Why OPCs Hit a Ceiling
An OPC is a one-member company with a nominee, governed by Sections 2(62), 3, and 122 of the Companies Act, 2013. While it offers limited liability and a separate legal identity, it cannot raise equity from outside investors, issue ESOPs in any meaningful way, or admit a second shareholder without converting.
- Cannot accommodate co-founders or external investors
- Cannot carry on Non-Banking Financial Investment activities
- Restricted from issuing securities to the public or raising venture capital
- Limited mind-share among lenders and large customers who prefer Pvt Ltd
- Single-member governance can complicate due diligence and exit
The Voluntary Conversion Path
OPC owners can voluntarily convert at any point by passing a resolution, increasing the member count to at least two and the director count to at least two, and filing Form INC-6 with supporting documents on the MCA V3 portal. The conversion is effective from the date of fresh Certificate of Incorporation issued by the Registrar.

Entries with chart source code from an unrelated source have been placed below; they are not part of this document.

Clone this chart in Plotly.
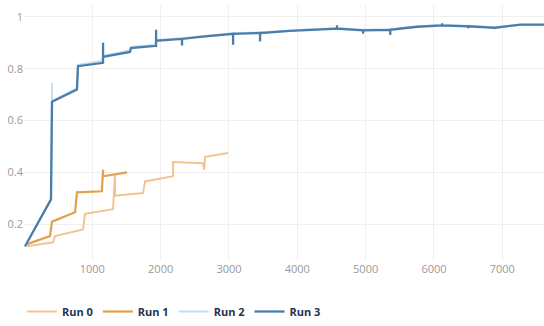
import plotly.graph_objects as go

run0_x = [44, 425, 454, 864, 893, 1303, 1332, 1332, 1742, 1772, 2181, 2181, 2621, 2636, 2650, 2987]
run0_y = [0.115, 0.13, 0.154, 0.18, 0.24, 0.258, 0.39, 0.31, 0.32, 0.365, 0.385, 0.44, 0.435, 0.41, 0.46, 0.475]

run1_x = [44, 380, 410, 747, 775, 1140, 1157, 1157, 1508]
run1_y = [0.123, 0.154, 0.21, 0.246, 0.323, 0.327, 0.41, 0.385, 0.40]

run2_x = [15, 395, 410, 410, 775, 790, 1140, 1157, 1550, 1566, 1918, 1933, 2313, 2577, 3060, 3455, 3895,
          4580, 4963, 5360, 5750, 6120, 6500, 6896, 7262, 7613]
run2_y = [0.112, 0.296, 0.745, 0.675, 0.725, 0.815, 0.83, 0.85, 0.87, 0.885, 0.892, 0.91, 0.918, 0.925, 0.937,
          0.94, 0.948, 0.957, 0.95, 0.952, 0.963, 0.968, 0.966, 0.96, 0.97, 0.97]

run3_x = [15, 395, 410, 775, 790, 1140, 1157, 1157, 1157, 1550, 1566, 1918, 1933, 1933, 1933, 2313, 2313,
          2313, 2577, 3060, 3060, 3060, 3455, 3455, 3455, 3895, 4580, 4580, 4580, 4963, 4963, 4963, 5360,
          5360, 5360, 5750, 6120, 6120, 6120, 6500, 6500, 6500, 6896, 6896, 6896, 7262, 7262, 7262, 7613]
run3_y = [0.115, 0.296, 0.673, 0.72, 0.81, 0.823, 0.823, 0.9, 0.846, 0.865, 0.88, 0.888, 0.888, 0.95, 0.908,
          0.915, 0.89, 0.915, 0.923, 0.935, 0.893, 0.935, 0.938, 0.905, 0.938, 0.946, 0.955, 0.968, 0.955, 0.948,
          0.935, 0.948, 0.95, 0.93, 0.95, 0.962, 0.967, 0.976, 0.967, 0.964, 0.956, 0.964, 0.958, 0.953,
          0.958, 0.97, 0.974, 0.97, 0.97]

names = ["Run 0", "Run 1", "Run 2", "Run 3"]
colors = ["#f3c58e", "#e3a050", "#c9ddf0", "#4a7eaa"]
widths = [2, 2.2, 2, 2.3]

fig = go.Figure()
for name, xs, ys, c, w in zip(names, [run0_x, run1_x, run2_x, run3_x], [run0_y, run1_y, run2_y, run3_y], colors, widths):
    fig.add_trace(go.Scatter(x=xs, y=ys, mode="lines", name=name, line=dict(color=c, width=w)))

fig.update_layout(
    width=544, height=326,
    margin=dict(l=24, r=0, t=5, b=64),
    paper_bgcolor="white", plot_bgcolor="white",
    font=dict(family="Open Sans", size=11, color="#999999"),
    xaxis=dict(range=[0, 7610], tickvals=[1000, 2000, 3000, 4000, 5000, 6000, 7000],
               showgrid=True, gridcolor="#efefef", zeroline=False, showline=False,
               tickfont=dict(size=11, color="#9a9a9a")),
    yaxis=dict(range=[0.058, 1.046], tickvals=[0.2, 0.4, 0.6, 0.8, 1], ticktext=["0.2", "0.4", "0.6", "0.8", "1"],
               showgrid=True, gridcolor="#efefef", zeroline=False, showline=False,
               tickfont=dict(size=11, color="#9a9a9a")),
    legend=dict(orientation="h", x=-0.004, xanchor="left", y=-0.195, yanchor="middle",
                font=dict(size=11, color="#22344f", family="Open Sans", weight="bold"), itemwidth=30,
                tracegroupgap=0),
    showlegend=True,
)

fig.write_html("out.html", config={"displayModeBar": False},
               post_script="document.body.style.margin='0px';")
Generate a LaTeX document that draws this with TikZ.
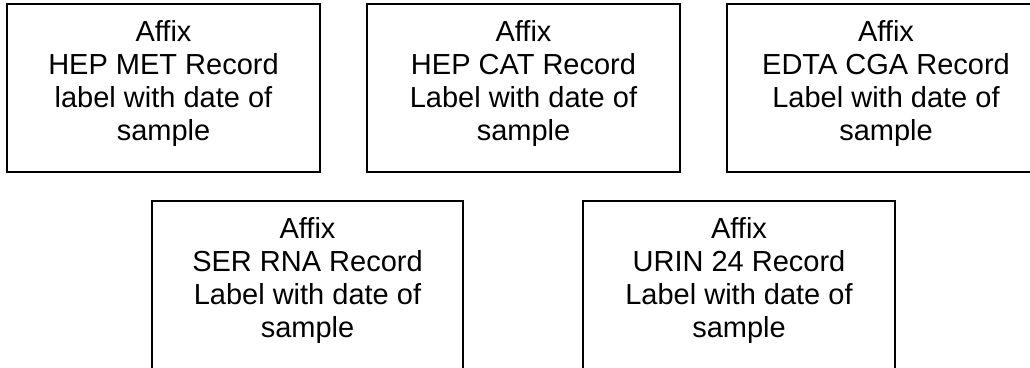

- Hold a board meeting to approve conversion and call for an EGM
- Pass a special resolution for conversion and alteration of MOA and AOA
- Increase membership to at least two by issuing or transferring shares
- File INC-6 within 30 days of the resolution with altered MOA, AOA, and member list
- Receive the new Certificate of Incorporation as a Private Limited Company
Risks of Delay
- Loss of fundraising opportunities β VCs cannot subscribe to OPC shares
- ESOP grants and pooling become structurally infeasible
- Tax inefficiency once turnover crosses the small-company threshold
- Lender hesitance for higher-ticket working-capital and term loans
- Customer and vendor friction with enterprise procurement departments
- Founder succession risk because the nominee mechanism is binary and rigid
Tax and Compliance Continuity
Conversion does not trigger capital gains because the legal entity remains the same β only its character changes from OPC to Pvt Ltd. PAN, TAN, GSTIN, bank accounts, contracts, and employee records carry through. However, all Pvt Ltd compliance β AGM, statutory audit, MGT-7, AOC-4 β kicks in from the new financial year onwards.
Conclusion
If your OPC has crossed minimum viable product stage, convert before you raise, hire, or scale. The legal cost of conversion is modest; the opportunity cost of staying an OPC compounds with every funding conversation you have to abandon. File INC-6 early, build a clean cap table, and step into the Private Limited posture that the market expects.